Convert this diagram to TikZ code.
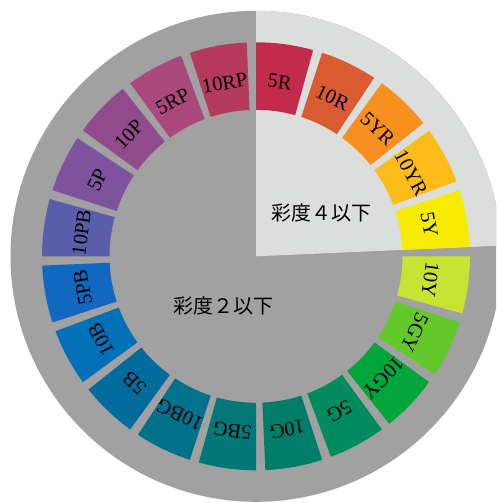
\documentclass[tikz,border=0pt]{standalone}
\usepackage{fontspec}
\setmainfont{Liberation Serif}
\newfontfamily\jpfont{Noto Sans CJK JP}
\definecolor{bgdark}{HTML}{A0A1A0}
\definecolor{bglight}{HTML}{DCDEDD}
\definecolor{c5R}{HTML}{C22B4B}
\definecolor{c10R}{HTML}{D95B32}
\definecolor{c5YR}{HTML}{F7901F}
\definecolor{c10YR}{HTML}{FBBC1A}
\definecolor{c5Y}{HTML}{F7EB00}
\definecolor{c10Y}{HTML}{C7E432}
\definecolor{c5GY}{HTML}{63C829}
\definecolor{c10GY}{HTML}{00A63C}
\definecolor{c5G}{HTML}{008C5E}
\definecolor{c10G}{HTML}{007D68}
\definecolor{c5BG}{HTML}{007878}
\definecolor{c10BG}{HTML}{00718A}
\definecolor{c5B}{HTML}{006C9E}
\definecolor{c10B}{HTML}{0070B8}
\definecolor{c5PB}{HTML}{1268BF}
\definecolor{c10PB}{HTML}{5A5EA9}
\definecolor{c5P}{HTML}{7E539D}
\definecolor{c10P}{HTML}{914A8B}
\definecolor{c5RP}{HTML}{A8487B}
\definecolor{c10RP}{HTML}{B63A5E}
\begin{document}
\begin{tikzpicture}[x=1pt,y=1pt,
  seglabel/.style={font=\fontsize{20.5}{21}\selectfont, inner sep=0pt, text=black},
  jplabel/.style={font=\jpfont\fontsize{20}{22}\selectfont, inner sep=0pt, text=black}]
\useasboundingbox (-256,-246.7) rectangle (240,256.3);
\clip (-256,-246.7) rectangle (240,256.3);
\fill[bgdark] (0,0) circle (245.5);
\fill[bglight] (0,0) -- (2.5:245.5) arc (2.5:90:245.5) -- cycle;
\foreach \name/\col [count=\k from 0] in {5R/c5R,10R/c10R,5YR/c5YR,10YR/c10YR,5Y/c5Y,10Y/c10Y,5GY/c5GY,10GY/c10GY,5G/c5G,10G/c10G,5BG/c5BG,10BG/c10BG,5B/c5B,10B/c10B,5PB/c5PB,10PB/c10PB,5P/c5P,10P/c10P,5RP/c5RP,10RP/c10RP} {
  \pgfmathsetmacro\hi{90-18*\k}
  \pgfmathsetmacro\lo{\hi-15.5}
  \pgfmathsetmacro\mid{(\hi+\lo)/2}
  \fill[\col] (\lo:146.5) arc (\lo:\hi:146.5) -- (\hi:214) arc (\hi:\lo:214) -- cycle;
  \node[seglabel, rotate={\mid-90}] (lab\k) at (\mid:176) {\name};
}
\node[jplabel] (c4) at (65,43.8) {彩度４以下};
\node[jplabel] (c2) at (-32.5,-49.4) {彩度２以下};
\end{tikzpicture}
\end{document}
==
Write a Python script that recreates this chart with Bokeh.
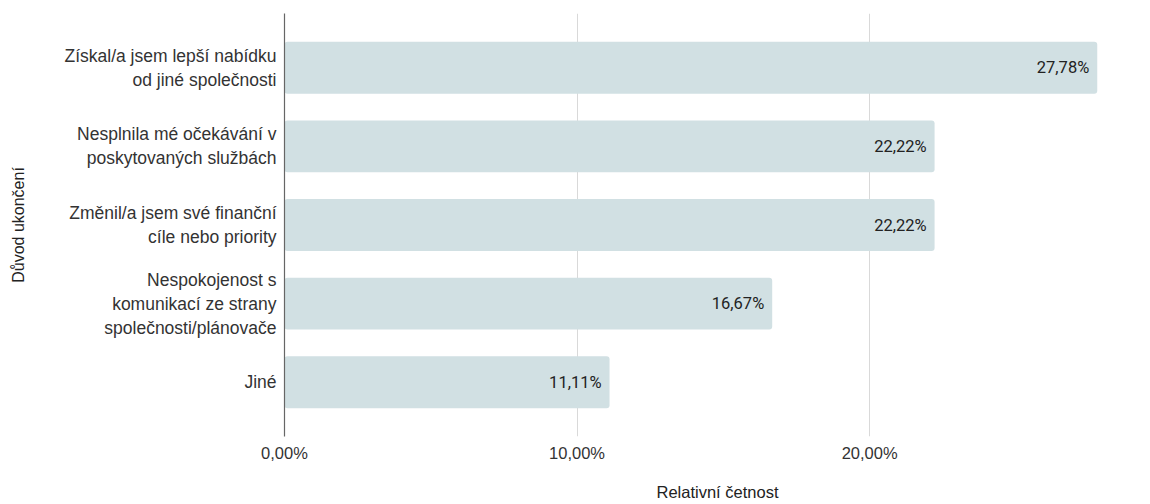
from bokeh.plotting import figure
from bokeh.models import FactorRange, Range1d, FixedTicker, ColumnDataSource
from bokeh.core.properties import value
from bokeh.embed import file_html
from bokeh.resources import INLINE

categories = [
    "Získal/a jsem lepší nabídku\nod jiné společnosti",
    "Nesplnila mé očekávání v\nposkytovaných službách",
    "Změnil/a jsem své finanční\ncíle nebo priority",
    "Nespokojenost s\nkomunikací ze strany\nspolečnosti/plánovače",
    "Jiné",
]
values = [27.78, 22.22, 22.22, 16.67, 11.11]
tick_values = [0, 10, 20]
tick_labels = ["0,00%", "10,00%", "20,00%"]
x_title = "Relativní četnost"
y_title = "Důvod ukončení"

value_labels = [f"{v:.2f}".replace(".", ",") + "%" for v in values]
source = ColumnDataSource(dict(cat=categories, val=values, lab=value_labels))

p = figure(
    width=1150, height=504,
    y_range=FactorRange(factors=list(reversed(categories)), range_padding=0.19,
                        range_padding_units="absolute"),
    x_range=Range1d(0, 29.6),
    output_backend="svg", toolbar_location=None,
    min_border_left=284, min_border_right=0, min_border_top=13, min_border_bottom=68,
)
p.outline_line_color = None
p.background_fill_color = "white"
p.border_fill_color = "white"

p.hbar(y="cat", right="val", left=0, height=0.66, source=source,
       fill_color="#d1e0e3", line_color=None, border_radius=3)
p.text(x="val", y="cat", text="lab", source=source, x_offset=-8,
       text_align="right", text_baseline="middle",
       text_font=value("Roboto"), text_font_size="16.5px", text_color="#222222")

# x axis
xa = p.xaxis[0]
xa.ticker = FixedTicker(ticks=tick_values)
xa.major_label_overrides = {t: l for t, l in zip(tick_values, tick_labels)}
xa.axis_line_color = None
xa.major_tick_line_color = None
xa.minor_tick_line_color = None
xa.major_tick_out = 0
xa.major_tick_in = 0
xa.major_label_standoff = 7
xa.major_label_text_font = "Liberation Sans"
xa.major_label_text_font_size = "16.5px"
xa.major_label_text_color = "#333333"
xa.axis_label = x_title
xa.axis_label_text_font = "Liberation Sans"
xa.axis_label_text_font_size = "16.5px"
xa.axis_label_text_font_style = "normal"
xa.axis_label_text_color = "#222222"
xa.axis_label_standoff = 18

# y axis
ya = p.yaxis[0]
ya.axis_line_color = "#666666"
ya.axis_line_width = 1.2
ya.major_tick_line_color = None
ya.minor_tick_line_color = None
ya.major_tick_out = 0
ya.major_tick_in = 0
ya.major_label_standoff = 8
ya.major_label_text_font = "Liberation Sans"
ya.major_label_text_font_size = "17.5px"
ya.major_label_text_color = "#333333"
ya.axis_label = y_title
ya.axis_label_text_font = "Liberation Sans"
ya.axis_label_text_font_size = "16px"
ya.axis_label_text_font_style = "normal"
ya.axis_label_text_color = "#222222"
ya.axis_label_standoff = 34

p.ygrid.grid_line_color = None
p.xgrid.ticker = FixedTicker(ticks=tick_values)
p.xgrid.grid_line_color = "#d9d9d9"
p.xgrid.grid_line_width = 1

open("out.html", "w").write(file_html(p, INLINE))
* * *
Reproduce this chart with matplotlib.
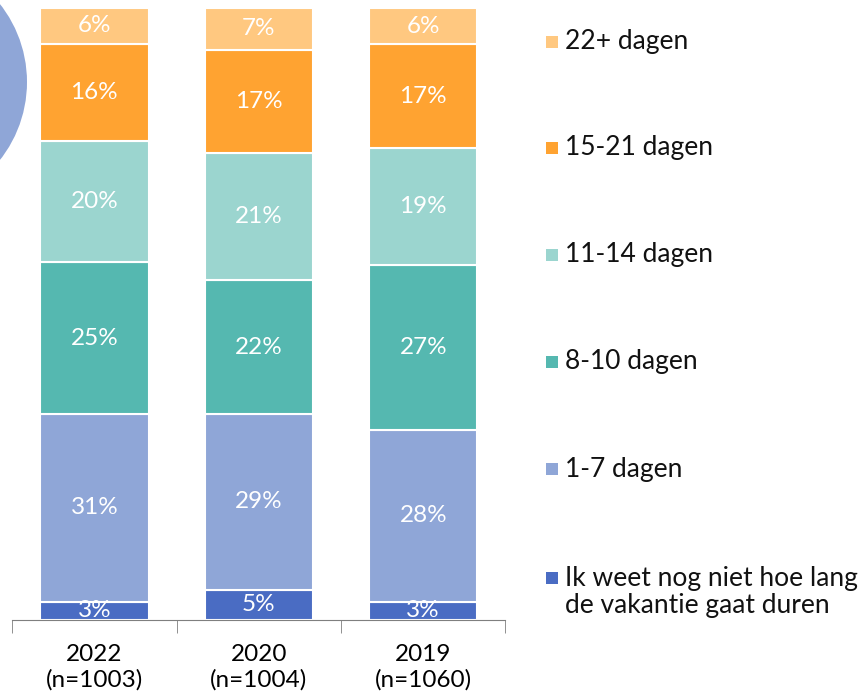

▶ Work to complete:
Repeat only the lines from the one holding "Write a Python" to the one holding "from bokeh.resources import INLINE", both ends included, and drop the images.

▶ Response to this task:
Write a Python script that recreates this chart with Bokeh.
from bokeh.plotting import figure
from bokeh.models import FactorRange, Range1d, FixedTicker, ColumnDataSource
from bokeh.core.properties import value
from bokeh.embed import file_html
from bokeh.resources import INLINE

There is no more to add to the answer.